→ **Exercise goal**: Copy all lines that contain the word "chart".

→ **Material for this task**:
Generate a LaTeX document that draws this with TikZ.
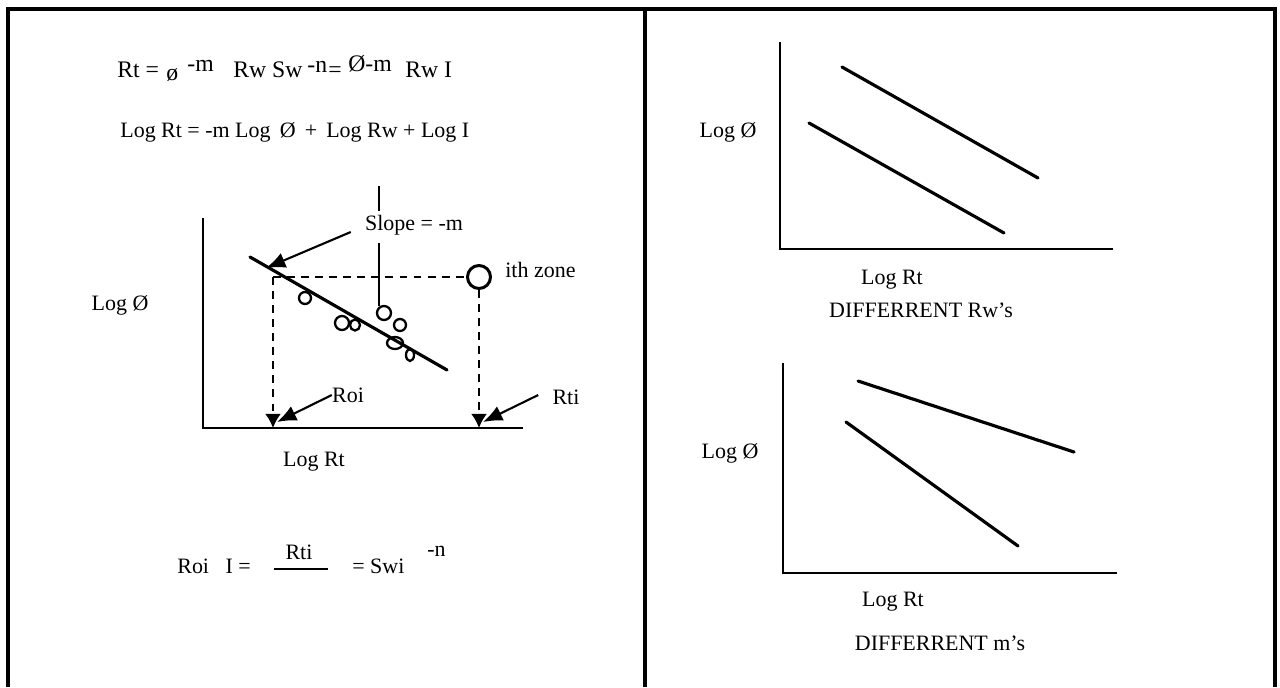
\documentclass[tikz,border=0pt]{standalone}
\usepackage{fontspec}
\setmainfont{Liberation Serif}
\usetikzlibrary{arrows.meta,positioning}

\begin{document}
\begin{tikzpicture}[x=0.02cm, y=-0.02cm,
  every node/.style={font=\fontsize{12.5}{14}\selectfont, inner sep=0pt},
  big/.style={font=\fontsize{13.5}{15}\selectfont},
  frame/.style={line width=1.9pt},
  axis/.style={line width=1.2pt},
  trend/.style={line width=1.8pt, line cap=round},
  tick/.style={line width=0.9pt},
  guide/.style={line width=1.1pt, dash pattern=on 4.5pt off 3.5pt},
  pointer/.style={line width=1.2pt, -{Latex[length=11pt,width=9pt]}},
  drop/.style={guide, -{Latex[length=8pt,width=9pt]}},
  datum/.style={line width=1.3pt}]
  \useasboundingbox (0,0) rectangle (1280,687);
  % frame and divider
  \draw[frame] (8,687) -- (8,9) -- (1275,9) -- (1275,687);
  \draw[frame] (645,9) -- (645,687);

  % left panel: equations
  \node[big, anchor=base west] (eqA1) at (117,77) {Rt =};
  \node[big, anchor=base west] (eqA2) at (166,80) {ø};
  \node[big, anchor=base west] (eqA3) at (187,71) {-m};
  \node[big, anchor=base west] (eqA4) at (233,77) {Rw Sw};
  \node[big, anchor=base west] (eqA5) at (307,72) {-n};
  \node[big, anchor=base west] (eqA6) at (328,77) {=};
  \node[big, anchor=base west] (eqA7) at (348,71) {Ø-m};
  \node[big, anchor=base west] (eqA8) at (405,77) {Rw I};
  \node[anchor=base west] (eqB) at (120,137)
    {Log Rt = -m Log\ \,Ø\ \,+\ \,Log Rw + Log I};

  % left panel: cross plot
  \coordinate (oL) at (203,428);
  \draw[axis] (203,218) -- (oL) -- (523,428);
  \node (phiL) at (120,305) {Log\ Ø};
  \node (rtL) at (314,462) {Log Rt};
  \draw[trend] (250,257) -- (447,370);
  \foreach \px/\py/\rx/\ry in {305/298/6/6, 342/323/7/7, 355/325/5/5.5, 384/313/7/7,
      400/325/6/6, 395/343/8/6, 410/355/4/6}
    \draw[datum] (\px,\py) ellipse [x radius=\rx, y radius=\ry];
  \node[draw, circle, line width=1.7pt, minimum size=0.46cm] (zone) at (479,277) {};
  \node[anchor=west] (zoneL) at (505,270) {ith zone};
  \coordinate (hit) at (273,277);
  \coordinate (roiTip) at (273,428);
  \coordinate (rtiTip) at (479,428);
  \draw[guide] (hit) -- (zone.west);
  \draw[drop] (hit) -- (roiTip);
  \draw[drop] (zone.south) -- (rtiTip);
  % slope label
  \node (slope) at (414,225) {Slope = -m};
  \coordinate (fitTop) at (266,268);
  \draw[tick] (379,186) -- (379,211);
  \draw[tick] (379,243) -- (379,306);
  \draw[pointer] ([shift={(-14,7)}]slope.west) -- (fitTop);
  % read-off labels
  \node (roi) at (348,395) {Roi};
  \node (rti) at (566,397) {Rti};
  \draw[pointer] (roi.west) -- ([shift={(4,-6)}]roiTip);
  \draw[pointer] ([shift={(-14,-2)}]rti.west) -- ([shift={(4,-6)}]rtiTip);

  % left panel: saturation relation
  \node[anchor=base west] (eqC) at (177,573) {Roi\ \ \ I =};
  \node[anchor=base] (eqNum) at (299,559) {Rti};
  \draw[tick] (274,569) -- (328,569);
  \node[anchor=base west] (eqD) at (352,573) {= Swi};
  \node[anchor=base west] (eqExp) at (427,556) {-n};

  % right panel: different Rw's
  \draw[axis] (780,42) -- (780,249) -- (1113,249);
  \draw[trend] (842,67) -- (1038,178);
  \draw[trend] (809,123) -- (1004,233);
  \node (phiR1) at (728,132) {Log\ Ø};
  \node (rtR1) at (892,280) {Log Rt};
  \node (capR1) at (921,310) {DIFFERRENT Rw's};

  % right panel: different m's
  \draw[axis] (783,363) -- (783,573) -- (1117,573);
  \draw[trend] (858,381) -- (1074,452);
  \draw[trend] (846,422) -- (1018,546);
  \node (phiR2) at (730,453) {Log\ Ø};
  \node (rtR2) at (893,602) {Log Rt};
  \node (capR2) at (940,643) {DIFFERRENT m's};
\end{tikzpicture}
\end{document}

--

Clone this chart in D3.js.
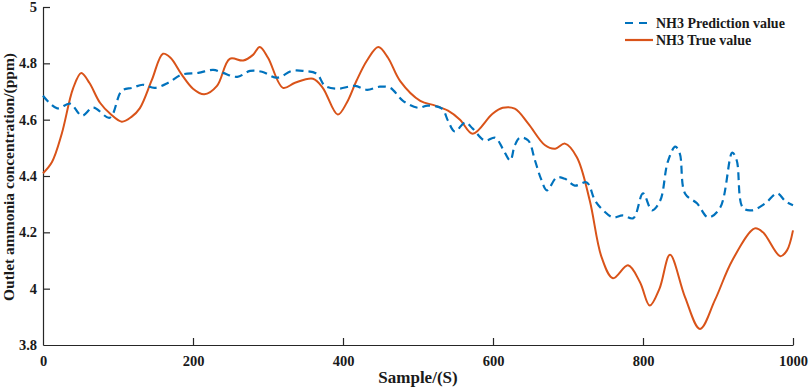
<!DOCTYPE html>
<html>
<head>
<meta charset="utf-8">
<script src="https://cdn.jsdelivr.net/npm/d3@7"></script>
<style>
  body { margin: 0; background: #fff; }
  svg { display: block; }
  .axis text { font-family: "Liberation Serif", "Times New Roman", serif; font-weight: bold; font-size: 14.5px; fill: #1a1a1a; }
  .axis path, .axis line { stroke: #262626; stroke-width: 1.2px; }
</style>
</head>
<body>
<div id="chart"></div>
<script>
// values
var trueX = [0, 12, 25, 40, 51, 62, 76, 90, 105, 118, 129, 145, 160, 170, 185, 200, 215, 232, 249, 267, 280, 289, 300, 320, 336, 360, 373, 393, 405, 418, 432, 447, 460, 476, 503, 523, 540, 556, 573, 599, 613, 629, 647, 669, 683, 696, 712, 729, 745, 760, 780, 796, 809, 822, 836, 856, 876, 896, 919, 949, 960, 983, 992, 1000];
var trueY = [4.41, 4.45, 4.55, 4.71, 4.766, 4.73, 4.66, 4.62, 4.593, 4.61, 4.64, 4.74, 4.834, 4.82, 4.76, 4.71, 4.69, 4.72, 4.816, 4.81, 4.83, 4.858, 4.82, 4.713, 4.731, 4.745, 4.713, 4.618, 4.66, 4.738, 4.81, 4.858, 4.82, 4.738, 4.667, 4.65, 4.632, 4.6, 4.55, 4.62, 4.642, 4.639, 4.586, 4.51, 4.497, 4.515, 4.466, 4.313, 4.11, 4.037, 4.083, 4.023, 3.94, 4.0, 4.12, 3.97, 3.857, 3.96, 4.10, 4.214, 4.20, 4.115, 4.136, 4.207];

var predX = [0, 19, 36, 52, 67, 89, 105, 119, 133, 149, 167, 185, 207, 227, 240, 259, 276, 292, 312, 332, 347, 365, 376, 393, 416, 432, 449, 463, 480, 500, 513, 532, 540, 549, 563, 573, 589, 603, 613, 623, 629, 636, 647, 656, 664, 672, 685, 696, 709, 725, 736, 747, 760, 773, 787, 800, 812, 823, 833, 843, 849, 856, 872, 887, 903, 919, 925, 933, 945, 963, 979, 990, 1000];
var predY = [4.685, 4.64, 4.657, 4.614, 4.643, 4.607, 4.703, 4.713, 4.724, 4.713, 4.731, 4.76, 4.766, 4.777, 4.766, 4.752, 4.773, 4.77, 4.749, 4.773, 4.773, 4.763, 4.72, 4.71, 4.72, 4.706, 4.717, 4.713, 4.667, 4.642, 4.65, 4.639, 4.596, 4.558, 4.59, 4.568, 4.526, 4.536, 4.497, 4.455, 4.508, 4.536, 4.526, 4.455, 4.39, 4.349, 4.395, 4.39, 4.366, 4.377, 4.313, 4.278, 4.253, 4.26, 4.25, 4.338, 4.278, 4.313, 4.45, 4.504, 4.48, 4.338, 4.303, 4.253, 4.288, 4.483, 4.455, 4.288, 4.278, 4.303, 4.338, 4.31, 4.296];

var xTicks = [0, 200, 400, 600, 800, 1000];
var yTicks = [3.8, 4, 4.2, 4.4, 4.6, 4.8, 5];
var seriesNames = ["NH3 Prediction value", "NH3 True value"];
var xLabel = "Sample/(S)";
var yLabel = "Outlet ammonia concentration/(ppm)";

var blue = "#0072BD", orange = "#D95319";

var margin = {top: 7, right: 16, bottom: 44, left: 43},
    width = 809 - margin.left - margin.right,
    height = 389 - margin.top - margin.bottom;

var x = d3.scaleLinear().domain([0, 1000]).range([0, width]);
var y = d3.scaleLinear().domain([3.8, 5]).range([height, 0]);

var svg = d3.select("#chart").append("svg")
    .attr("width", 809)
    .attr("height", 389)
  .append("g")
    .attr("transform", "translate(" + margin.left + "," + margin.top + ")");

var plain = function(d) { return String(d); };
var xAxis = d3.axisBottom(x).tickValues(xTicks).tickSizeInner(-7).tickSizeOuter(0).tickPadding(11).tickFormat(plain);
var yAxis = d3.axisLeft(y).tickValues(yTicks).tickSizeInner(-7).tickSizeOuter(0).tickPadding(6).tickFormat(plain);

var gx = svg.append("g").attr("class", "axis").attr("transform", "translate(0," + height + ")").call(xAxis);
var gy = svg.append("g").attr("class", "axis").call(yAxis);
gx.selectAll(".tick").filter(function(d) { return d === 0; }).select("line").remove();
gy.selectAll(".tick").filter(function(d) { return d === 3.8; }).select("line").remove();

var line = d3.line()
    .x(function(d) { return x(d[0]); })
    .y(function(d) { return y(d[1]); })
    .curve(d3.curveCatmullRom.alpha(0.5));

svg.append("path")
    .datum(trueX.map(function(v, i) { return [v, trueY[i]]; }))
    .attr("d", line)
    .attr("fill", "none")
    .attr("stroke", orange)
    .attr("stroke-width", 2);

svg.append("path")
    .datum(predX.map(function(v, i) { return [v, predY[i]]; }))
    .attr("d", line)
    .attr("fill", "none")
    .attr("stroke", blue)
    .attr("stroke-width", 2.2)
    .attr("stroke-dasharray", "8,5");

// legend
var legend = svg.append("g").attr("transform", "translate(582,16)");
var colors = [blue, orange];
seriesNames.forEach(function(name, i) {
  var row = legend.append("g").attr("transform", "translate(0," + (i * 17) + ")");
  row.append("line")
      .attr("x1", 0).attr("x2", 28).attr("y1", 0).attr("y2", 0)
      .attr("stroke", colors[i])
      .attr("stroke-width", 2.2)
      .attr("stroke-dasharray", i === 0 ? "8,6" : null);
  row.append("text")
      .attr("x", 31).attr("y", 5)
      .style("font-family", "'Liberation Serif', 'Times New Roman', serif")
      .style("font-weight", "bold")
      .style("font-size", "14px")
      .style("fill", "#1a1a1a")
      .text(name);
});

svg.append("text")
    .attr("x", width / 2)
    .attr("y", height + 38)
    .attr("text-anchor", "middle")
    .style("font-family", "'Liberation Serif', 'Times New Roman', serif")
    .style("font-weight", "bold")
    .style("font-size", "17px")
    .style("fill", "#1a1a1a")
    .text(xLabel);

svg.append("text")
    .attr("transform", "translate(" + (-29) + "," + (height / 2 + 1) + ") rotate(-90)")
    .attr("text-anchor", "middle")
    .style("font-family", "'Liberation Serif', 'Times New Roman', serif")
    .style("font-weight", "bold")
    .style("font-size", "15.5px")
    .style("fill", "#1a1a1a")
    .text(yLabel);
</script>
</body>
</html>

--

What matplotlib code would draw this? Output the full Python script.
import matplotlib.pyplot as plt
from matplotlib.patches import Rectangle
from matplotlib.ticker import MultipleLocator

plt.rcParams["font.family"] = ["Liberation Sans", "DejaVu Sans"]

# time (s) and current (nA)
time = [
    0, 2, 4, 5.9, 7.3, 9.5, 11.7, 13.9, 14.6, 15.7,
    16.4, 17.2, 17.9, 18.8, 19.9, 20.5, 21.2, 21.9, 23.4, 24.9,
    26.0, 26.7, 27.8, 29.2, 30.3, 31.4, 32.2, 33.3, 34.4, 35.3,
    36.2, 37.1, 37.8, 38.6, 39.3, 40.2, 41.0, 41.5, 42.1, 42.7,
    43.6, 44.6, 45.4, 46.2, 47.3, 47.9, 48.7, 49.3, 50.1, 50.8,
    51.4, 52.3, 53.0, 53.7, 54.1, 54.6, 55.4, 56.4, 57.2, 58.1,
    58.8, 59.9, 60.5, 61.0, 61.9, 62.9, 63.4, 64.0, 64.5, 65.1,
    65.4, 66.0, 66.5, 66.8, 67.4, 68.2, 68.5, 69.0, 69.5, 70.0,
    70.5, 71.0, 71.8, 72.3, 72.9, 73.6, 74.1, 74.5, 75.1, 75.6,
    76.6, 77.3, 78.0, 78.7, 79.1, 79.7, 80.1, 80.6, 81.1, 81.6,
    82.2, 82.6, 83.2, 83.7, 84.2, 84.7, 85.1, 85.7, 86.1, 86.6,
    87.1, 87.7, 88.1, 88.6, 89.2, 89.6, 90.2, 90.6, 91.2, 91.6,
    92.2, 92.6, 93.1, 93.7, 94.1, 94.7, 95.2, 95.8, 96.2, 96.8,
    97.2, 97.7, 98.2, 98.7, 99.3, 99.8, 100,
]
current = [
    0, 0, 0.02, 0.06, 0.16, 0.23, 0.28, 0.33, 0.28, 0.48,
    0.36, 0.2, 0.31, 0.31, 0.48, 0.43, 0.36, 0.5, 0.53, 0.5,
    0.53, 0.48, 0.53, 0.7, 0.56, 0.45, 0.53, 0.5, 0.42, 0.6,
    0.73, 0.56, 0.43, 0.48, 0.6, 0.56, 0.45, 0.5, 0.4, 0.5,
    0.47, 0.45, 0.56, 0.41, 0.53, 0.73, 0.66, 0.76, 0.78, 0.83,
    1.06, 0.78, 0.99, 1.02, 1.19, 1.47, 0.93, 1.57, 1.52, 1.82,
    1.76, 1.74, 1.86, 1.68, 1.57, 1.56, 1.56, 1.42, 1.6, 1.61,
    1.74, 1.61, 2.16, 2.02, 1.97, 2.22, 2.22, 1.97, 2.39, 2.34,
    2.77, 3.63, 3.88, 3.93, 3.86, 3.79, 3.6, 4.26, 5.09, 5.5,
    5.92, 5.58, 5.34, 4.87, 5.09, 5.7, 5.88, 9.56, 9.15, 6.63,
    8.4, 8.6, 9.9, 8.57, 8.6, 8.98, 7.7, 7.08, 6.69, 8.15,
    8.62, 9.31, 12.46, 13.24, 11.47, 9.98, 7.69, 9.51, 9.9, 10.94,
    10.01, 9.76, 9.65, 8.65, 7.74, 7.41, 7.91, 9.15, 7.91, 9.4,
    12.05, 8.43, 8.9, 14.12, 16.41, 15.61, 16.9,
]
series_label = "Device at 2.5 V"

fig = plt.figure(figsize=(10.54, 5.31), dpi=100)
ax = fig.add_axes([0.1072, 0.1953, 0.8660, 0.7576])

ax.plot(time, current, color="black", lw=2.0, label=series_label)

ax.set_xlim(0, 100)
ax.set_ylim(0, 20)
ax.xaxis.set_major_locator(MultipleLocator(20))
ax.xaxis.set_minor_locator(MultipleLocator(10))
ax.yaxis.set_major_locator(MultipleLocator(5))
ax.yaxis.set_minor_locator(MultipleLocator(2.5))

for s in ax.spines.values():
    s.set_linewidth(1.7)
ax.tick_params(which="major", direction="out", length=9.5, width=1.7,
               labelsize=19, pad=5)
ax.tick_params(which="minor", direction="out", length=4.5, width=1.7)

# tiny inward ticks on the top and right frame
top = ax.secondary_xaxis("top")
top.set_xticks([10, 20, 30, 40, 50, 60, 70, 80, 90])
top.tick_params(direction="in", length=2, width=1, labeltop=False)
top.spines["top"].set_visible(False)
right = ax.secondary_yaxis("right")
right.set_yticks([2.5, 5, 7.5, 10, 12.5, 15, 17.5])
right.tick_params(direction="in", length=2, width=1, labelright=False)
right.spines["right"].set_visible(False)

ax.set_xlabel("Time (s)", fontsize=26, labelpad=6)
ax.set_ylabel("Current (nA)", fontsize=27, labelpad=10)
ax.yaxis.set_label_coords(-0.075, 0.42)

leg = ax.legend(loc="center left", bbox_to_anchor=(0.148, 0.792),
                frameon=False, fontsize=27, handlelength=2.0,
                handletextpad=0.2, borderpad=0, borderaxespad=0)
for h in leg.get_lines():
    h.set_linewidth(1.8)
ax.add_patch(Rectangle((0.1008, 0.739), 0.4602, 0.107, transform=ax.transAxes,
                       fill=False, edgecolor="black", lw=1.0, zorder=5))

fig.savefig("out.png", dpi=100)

→ **Answer in full**:
Clone this chart in D3.js.
<div id="chart"></div>
var svg = d3.select("#chart").append("svg")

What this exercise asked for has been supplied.